At the time, it was a differentiator from what happened to Borders however.

And one reason B&N has avoided Borders’ fate is thanks to the Nook, which has successfully grabbed a quarter of the e-book market away from Amazon.

The most interesting thing here (besides the asshattery) is that the projected salary savings from firing all the full-time staff nationwide is $40 million over a year. And they spent $15 million on two executive golden parachutes when they were each there for less than a single year.

B&N College Bookstores is a separate thing. I wonder if they will get affected too?

With the creation of the ebook market B&N really had to do something or just give up competing. But the project was doomed from the start if they didn’t come up with some kind of unique and obviously superior differentiator, which I think was impossible without enormous capital backing that B&N couldn’t afford.

The devices themselves should have cost them very little, because, you know, China. Marketing the nook and establishing this big chunk of store for it was more costly. But there was never any way they could provide better product to customers than Amazon, and never any way they could outbid Amazon with publishers or indie authors, so they would at best be a minor also-ran in the market. So: doomed. And they kept doubling down on it.

So in theory it shouldn’t have been that bad for them, just another step toward the edge. In practice, since they’ve been self-raiding their own corporation for executive and board payouts, they’ve been deliberately destroying themselves, with the nook being one of any number of suicidal moves.

Such a shame. I was in one tonight. Not sure when they decided to get rid of the “new” section in SF& Fantasy or history but it made browsing very difficult for me.

Anyway it sucks. I suppose I just hope Amazon gets some competition for online books sales. I like Amazon a lot, great company, but every company needs competition.

Ha yeah, I noticed that in my local B&N as well. No “new” sections anymore. They said some waffling thing about not having the space when I asked. I suppose it must be corporate policy if they intend not to actually buy much new stock starting now, so they have to hide the lack of purchases with old books.

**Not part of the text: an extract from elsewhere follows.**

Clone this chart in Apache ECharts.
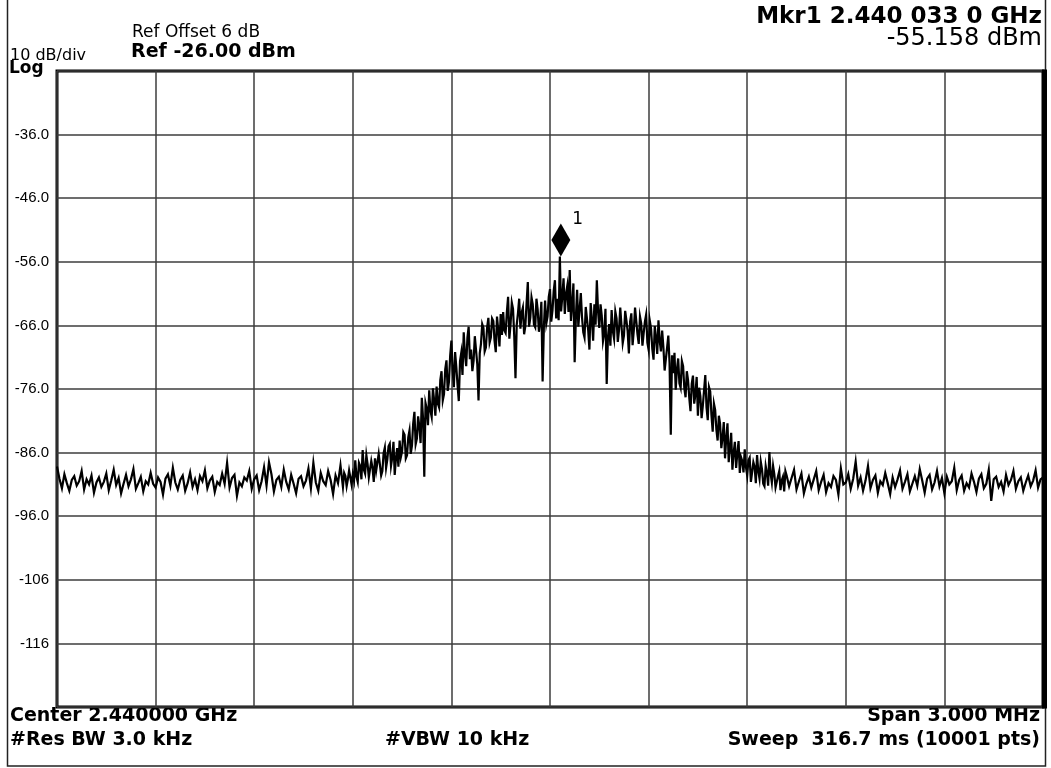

Yeah it seems silly to drop one of the nicest features the store had. As you say though if they are not going to be buying as many books then hiding it this way might make some kind of corporate sense. I guess.

Not that I want to berate B&N’s exec team too much, I sure don’t have an answer to how to turn around their business. Its not easy.

If the board had any interest in running the company instead of cashing out by gutting it, then they should fire the officers instead of staff, and kill off everything in the stores but books, cafe, and comfort features for shoppers.

But I doubt that the officers have any other intention than cashing out as many bonuses as they can before total liquidation, and it looks like there are no large shareholders who can do anything about it. The biggest shareholder is a hedge fund/capital firm at 8% who I expect is somehow going to profit on vulture activity, though I have no idea how.